Смотрите, у нас как принято: все коммерсанты, все бизнесмены априори уголовники, виноватые люди, об которых надо вытирать ноги, и мазать говном. А они должны тихо сидеть под лавкой и обсыхать, будучи благодарными, что они живы. Потому что коммерсант и любой предприниматель-бизнесмен — это вор, бандит, и скорей всего, вообще страшный бандит. Если он маленький, то он еще маленький злодей, а когда вырастет, то страшный злодей. Многим показалось, что у меня какое-то огромное чувство страха. Нет у меня чувства страха больше.
— Но было? — До отъезда — конечно. Я знаю, что суд надо мной будет независимый от какой-либо политики. Я к этому суду абсолютно готов и спокоен.
— Вы имеете в виду суд по вопросу об экстрадиции? — Любой суд, который будет на территории Великобритании. Я спокоен, потому что я чист перед страной, перед совестью, перед компанией, перед всеми людьми — перед теми людьми, кто купил компанию, перед моими партнерами. Я чист, и, в общем, моя совесть очень на месте находится. И слава богу, мне не нужно идти на постоянные сделки с ней, как это было перед отъездом.
— До какого момента у вас был страх? — До момента, когда я увидел в аэропорту Лондона мою семью.
— Скажите, получали ли вы уже какие-то документы по вопросу экстрадиции? — Я?
— Адвокаты говорят, что по правилам власти Великобритании должны вам вручить повестку о том, что вы разыскиваетесь Интерполом, российскими властями, и потом вам уже дают повестку для вызова в суд, и суд Лондона уже решает — выдавать вас или нет. — Наверное, это произойдет.
— Но пока у вас никаких данных? — Никаких. Дело в том, что для суда в Лондоне нужна такая вещь, давно забытая в российском правосудии, как доказательства.

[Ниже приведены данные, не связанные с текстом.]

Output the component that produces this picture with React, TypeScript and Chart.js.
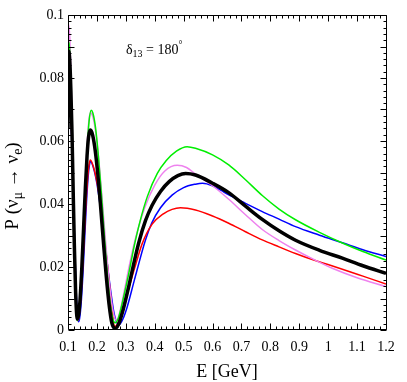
import React, { useEffect, useRef } from "react";
import { Chart, registerables } from "chart.js";

Chart.register(...registerables);

// ---- tick labels ----
const xMajorTicks = [0.1, 0.2, 0.3, 0.4, 0.5, 0.6, 0.7, 0.8, 0.9, 1.0, 1.1, 1.2];
const yMajorTicks = [0, 0.02, 0.04, 0.06, 0.08, 0.1];

// ---- series (E in GeV, P) ----
const blackE = [0.1, 0.101, 0.1025, 0.106, 0.11, 0.114, 0.118, 0.122, 0.126, 0.129, 0.1325, 0.137, 0.142, 0.148, 0.154, 0.16, 0.166, 0.171, 0.1768, 0.183, 0.192, 0.202, 0.212, 0.222, 0.232, 0.242, 0.252, 0.264, 0.275, 0.29, 0.31, 0.328, 0.345, 0.368, 0.391, 0.42, 0.45, 0.48, 0.507, 0.541, 0.6, 0.656, 0.714, 0.772, 0.83, 0.887, 0.97, 1.049, 1.12, 1.2];
const blackP = [0.064, 0.08, 0.0885, 0.0857, 0.076, 0.062, 0.0437, 0.0267, 0.013, 0.0063, 0.0035, 0.005, 0.01, 0.0201, 0.0325, 0.045, 0.0554, 0.0612, 0.0635, 0.0626, 0.0584, 0.0505, 0.0401, 0.0285, 0.0174, 0.0082, 0.0021, 0.0005, 0.0018, 0.0062, 0.0138, 0.0213, 0.0278, 0.0347, 0.0396, 0.044, 0.0471, 0.049, 0.0497, 0.0492, 0.0466, 0.0436, 0.0393, 0.0351, 0.0315, 0.0285, 0.0253, 0.0228, 0.0204, 0.018];

const greenE = [0.1, 0.101, 0.1025, 0.106, 0.11, 0.114, 0.118, 0.122, 0.126, 0.129, 0.132, 0.137, 0.143, 0.149, 0.155, 0.161, 0.167, 0.173, 0.18, 0.186, 0.195, 0.205, 0.215, 0.225, 0.235, 0.245, 0.254, 0.263, 0.275, 0.29, 0.31, 0.328, 0.35, 0.375, 0.409, 0.44, 0.475, 0.512, 0.541, 0.6, 0.656, 0.714, 0.772, 0.83, 0.887, 0.97, 1.049, 1.12, 1.2];
const greenP = [0.076, 0.087, 0.0915, 0.0885, 0.078, 0.0622, 0.0437, 0.0258, 0.0117, 0.0052, 0.003, 0.0048, 0.0113, 0.0216, 0.0343, 0.0472, 0.0585, 0.0663, 0.0698, 0.0689, 0.0644, 0.0554, 0.0438, 0.0309, 0.0188, 0.0092, 0.0039, 0.0023, 0.004, 0.0095, 0.0178, 0.0262, 0.0348, 0.0425, 0.0497, 0.0538, 0.0568, 0.0582, 0.0577, 0.0556, 0.0524, 0.0477, 0.0427, 0.0384, 0.035, 0.031, 0.0276, 0.0249, 0.0222];

const violetE = [0.1, 0.101, 0.102, 0.106, 0.11, 0.114, 0.118, 0.122, 0.126, 0.129, 0.1315, 0.137, 0.143, 0.149, 0.155, 0.161, 0.167, 0.173, 0.178, 0.186, 0.196, 0.208, 0.22, 0.232, 0.244, 0.256, 0.268, 0.28, 0.295, 0.31, 0.332, 0.366, 0.4, 0.435, 0.478, 0.51, 0.541, 0.6, 0.656, 0.714, 0.772, 0.83, 0.887, 0.95, 1.014, 1.1, 1.2];
const violetP = [0.085, 0.094, 0.097, 0.093, 0.081, 0.064, 0.0445, 0.026, 0.0115, 0.0055, 0.003, 0.0049, 0.0119, 0.0229, 0.036, 0.0491, 0.0601, 0.0671, 0.069, 0.0677, 0.0627, 0.0525, 0.0394, 0.0258, 0.014, 0.0059, 0.003, 0.006, 0.0125, 0.0195, 0.0286, 0.039, 0.046, 0.0505, 0.0523, 0.0516, 0.0495, 0.0458, 0.0415, 0.0366, 0.0319, 0.0284, 0.0254, 0.0224, 0.0196, 0.0166, 0.0138];

const redE = [0.1, 0.101, 0.1027, 0.106, 0.11, 0.114, 0.118, 0.122, 0.126, 0.13, 0.1335, 0.138, 0.144, 0.15, 0.156, 0.162, 0.168, 0.173, 0.1775, 0.188, 0.2, 0.212, 0.224, 0.236, 0.248, 0.255, 0.261, 0.272, 0.285, 0.305, 0.33, 0.357, 0.391, 0.43, 0.46, 0.489, 0.541, 0.6, 0.656, 0.714, 0.772, 0.83, 0.887, 0.95, 1.002, 1.049, 1.12, 1.2];
const redP = [0.05, 0.07, 0.081, 0.0788, 0.0708, 0.0581, 0.0428, 0.0273, 0.0143, 0.0057, 0.003, 0.0043, 0.0098, 0.0188, 0.0294, 0.0399, 0.0483, 0.0527, 0.054, 0.0518, 0.047, 0.04, 0.031, 0.021, 0.0105, 0.004, 0.001, 0.002, 0.0055, 0.0115, 0.0195, 0.0275, 0.0336, 0.0369, 0.0383, 0.0388, 0.0381, 0.0362, 0.0339, 0.0312, 0.0286, 0.0264, 0.0243, 0.0222, 0.0207, 0.0193, 0.0171, 0.0146];

const blueE = [0.1, 0.101, 0.1028, 0.106, 0.111, 0.116, 0.121, 0.126, 0.131, 0.1363, 0.14, 0.146, 0.152, 0.158, 0.164, 0.17, 0.174, 0.178, 0.188, 0.2, 0.212, 0.224, 0.236, 0.248, 0.26, 0.276, 0.29, 0.305, 0.33, 0.368, 0.39, 0.42, 0.46, 0.5, 0.541, 0.565, 0.6, 0.628, 0.656, 0.714, 0.772, 0.83, 0.887, 0.97, 1.049, 1.12, 1.2];
const blueP = [0.042, 0.064, 0.076, 0.074, 0.0655, 0.051, 0.034, 0.0185, 0.0073, 0.0026, 0.0036, 0.0091, 0.0184, 0.0296, 0.0406, 0.049, 0.0523, 0.0535, 0.0515, 0.0465, 0.039, 0.0305, 0.021, 0.0122, 0.005, 0.0016, 0.0035, 0.0074, 0.016, 0.0286, 0.034, 0.0388, 0.0428, 0.0452, 0.0463, 0.0466, 0.0458, 0.0444, 0.0429, 0.0402, 0.0376, 0.0352, 0.0328, 0.0301, 0.0277, 0.0255, 0.0233];

const SERIF = "'Liberation Serif', 'DejaVu Serif', serif";

const toPts = (xs: number[], ys: number[]) => xs.map((x, i) => ({ x, y: ys[i] }));
const fmt = (v: number) => String(Math.round(v * 1000) / 1000);

type Part = { t: string; s: number; dy?: number };

function drawRich(ctx: CanvasRenderingContext2D, parts: Part[], x: number, y: number, center: boolean) {
  let total = 0;
  for (const p of parts) {
    ctx.font = `${p.s}px ${SERIF}`;
    total += ctx.measureText(p.t).width;
  }
  let cx = center ? x - total / 2 : x;
  for (const p of parts) {
    ctx.font = `${p.s}px ${SERIF}`;
    ctx.fillText(p.t, cx, y + (p.dy || 0));
    cx += ctx.measureText(p.t).width;
  }
}

const framePlugin = {
  id: "frameTicks",
  afterDraw(chart: any) {
    const { ctx, chartArea: a, scales } = chart;
    const xs = scales.x;
    const ys = scales.y;
    const L = Math.round(a.left) + 0.5;
    const R = Math.round(a.right) + 0.5;
    const T = Math.round(a.top) + 0.5;
    const B = Math.round(a.bottom) - 0.5;
    ctx.save();
    ctx.strokeStyle = "#000";
    ctx.lineWidth = 1;
    ctx.beginPath();
    ctx.rect(L, T, R - L, B - T);
    ctx.stroke();
    ctx.beginPath();
    for (let i = 0; i <= 55; i++) {
      const px = Math.round(xs.getPixelForValue(0.1 + i * 0.02)) + 0.5;
      const len = i % 5 === 0 ? 6 : 3;
      ctx.moveTo(px, B);
      ctx.lineTo(px, B - len);
      ctx.moveTo(px, T);
      ctx.lineTo(px, T + len);
    }
    for (let i = 0; i <= 50; i++) {
      const py = Math.round(ys.getPixelForValue(i * 0.002)) + 0.5;
      const len = i % 5 === 0 ? 6 : 3;
      ctx.moveTo(L, py);
      ctx.lineTo(L + len, py);
      ctx.moveTo(R, py);
      ctx.lineTo(R - len, py);
    }
    ctx.stroke();

    ctx.fillStyle = "#000";
    ctx.textBaseline = "alphabetic";
    ctx.textAlign = "left";
    // x title
    drawRich(ctx, [{ t: "E [GeV]", s: 18 }], (a.left + a.right) / 2, 377, true);
    // annotation
    drawRich(
      ctx,
      [
        { t: "δ", s: 14 },
        { t: "13", s: 10, dy: 3 },
        { t: " = 180", s: 14 },
        { t: "°", s: 10, dy: -6 },
      ],
      126,
      53.5,
      false
    );
    // y title (rotated)
    ctx.translate(17.5, 186);
    ctx.rotate(-Math.PI / 2);
    drawRich(
      ctx,
      [
        { t: "P (ν", s: 19 },
        { t: "μ", s: 14, dy: 4 },
        { t: " → ν", s: 19 },
        { t: "e", s: 14, dy: 4 },
        { t: ")", s: 19 },
      ],
      0,
      0,
      true
    );
    ctx.restore();
  },
};

export default function App() {
  const ref = useRef<HTMLCanvasElement | null>(null);

  useEffect(() => {
    if (!ref.current) return;
    const mk = (label: string, xs: number[], ys: number[], color: string, width: number, order: number) => ({
      label,
      data: toPts(xs, ys),
      borderColor: color,
      backgroundColor: color,
      borderWidth: width,
      pointRadius: 0,
      fill: false,
      cubicInterpolationMode: "monotone" as const,
      order,
    });
    const chart = new Chart(ref.current, {
      type: "line",
      data: {
        datasets: [
          mk("black", blackE, blackP, "#000000", 3.5, 0),
          mk("green", greenE, greenP, "#00ee00", 1.5, 1),
          mk("violet", violetE, violetP, "#ee82ee", 1.5, 2),
          mk("red", redE, redP, "#ff0000", 1.5, 3),
          mk("blue", blueE, blueP, "#0000ff", 1.5, 4),
        ],
      },
      options: {
        animation: false,
        responsive: false,
        events: [],
        layout: { padding: { left: 0, top: 15, right: 21, bottom: 0 } },
        plugins: { legend: { display: false }, tooltip: { enabled: false }, title: { display: false } },
        scales: {
          x: {
            type: "linear",
            min: 0.1,
            max: 1.2,
            grid: { display: false, drawTicks: false },
            border: { display: false },
            afterBuildTicks: (s: any) => {
              s.ticks = xMajorTicks.map((v) => ({ value: v }));
            },
            afterFit: (s: any) => {
              s.height = 52;
            },
            ticks: {
              autoSkip: false,
              maxRotation: 0,
              padding: 9,
              color: "#000",
              font: { family: SERIF, size: 14 },
              callback: (v: any) => fmt(Number(v)),
            },
          },
          y: {
            type: "linear",
            min: 0,
            max: 0.1,
            grid: { display: false, drawTicks: false },
            border: { display: false },
            afterBuildTicks: (s: any) => {
              s.ticks = yMajorTicks.map((v) => ({ value: v }));
            },
            afterFit: (s: any) => {
              s.width = 68;
            },
            ticks: {
              autoSkip: false,
              padding: 4,
              color: "#000",
              font: { family: SERIF, size: 14 },
              callback: (v: any) => fmt(Number(v)),
            },
          },
        },
      },
      plugins: [framePlugin],
    });
    return () => chart.destroy();
  }, []);

  return (
    <div style={{ position: "absolute", left: 0, top: 0, width: 407, height: 382, background: "#fff" }}>
      <canvas ref={ref} width={407} height={382} style={{ display: "block", width: 407, height: 382 }} />
    </div>
  );
}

— Российская прокуратура уже направила в Великобританию свой запрос с пакетом документов. — Направила так направила.
(...) — Дело в том, что некоторые люди мои деньги уже мнимо разделили — кому сколько достанется, уже как бы нафантазировали. А я не собираюсь ни с кем делиться. Эти деньги потом моим и кровью заработаны. Они заработаны огромным количеством усилий, огромным количеством людей, которые получили опыт и большие зарплаты, а теперь эта машина работает на большую и уважаемую компанию.
(...)
— Вы обронили фразу, что до какого-то момента шли на сделки со своей совестью. Например? — Я очень боялся навредить тем людям, кто находится в тюрьме. Я не давал комментариев, хотя мне очень хотелось. Когда меня пригласили в партию, я там пытался очень мягко как-то обратить взоры на то, что испытывал бизнес в начале кризиса. Мне приходилось во многом себя сдерживать, не говорить то, что я считаю, то, что я чувствую и думаю.
И сейчас я могу этого не делать. Просто вокруг очень много вранья. И есть же все-таки нормальные люди, которые со мной работали, которые приблизительно помнят, как все это было. Хочется им передать привет и сказать, что я никого не предал и не предам.
Мне постоянно говорят, что на меня уже написали доносы все, кто сидит в тюрьме — ведь им говорят, что Чичваркин пошел на сделку со следствием. Это обычная разводка такая. Но даже если там все скажут это — я понимаю, когда человек в тюрьме, можно разжижить психику, можно вынудить написать признание, что я, например, младенцев ел, — то меня-то никто не сможет принудить.
— А вы сдерживались почему? Из партийной солидарности? — И из-за нее тоже. Я понимал, что у меня мысли, может быть, более ультралиберальные, а у партии более сдержанный настрой, и мне надо было, естественно, служить ее интересам. Вы представляете, что будет, если, например, партийный цвет красный, а один в розовом, другой в малиновом, третий в бордовом. Решили быть вместе — значит, надо быть вместе. У меня это даже начало получаться в последние недели перед отъездом.
— Какие у вас планы? Откроете свой бизнес в Лондоне? — Может быть.
— С чем будет связан бизнес? — Обслуживание людей. Сервис. А я больше, во-первых, ничего не умею, мне больше ничего и не нравится. Свет и радость мы приносим людям. Вот и будем дальше приносить смех и радость.
— А сервис с чем связан, с мобильными телефонами? — Нет, наверное. После такой большой штуки заниматься чем-то мелким, тем же самым не хочется. Зачем? Надо попробовать себя в чем-то другом.
— У вас уже есть бизнес-план? — У меня никогда нет бизнес-плана, по наитию обычно все.
— А вы следите за событиями в России? — Зависит от настроения. Иногда долго нет, иногда поковыряюсь.
— Прессу читаете? — Прессу нет, иногда Интернет, когда есть возможность, есть настроение. Да все плохо: демотивация, полуработица, национализация. Ничего хорошего не будет от этих воздействий.
(...)
— Что бы вы хотели сказать тем, кто здесь в России — своим партнерам, своим друзьям, близким? — Надо сказать большое спасибо прокуратуре, благодаря которой я четко понял, кто настоящие друзья, а кто говно. За это огромное спасибо. А то так бы где-нибудь под старость узнал и расстроился бы.
А всем остальным чего сказать? Созидайте, пока можно.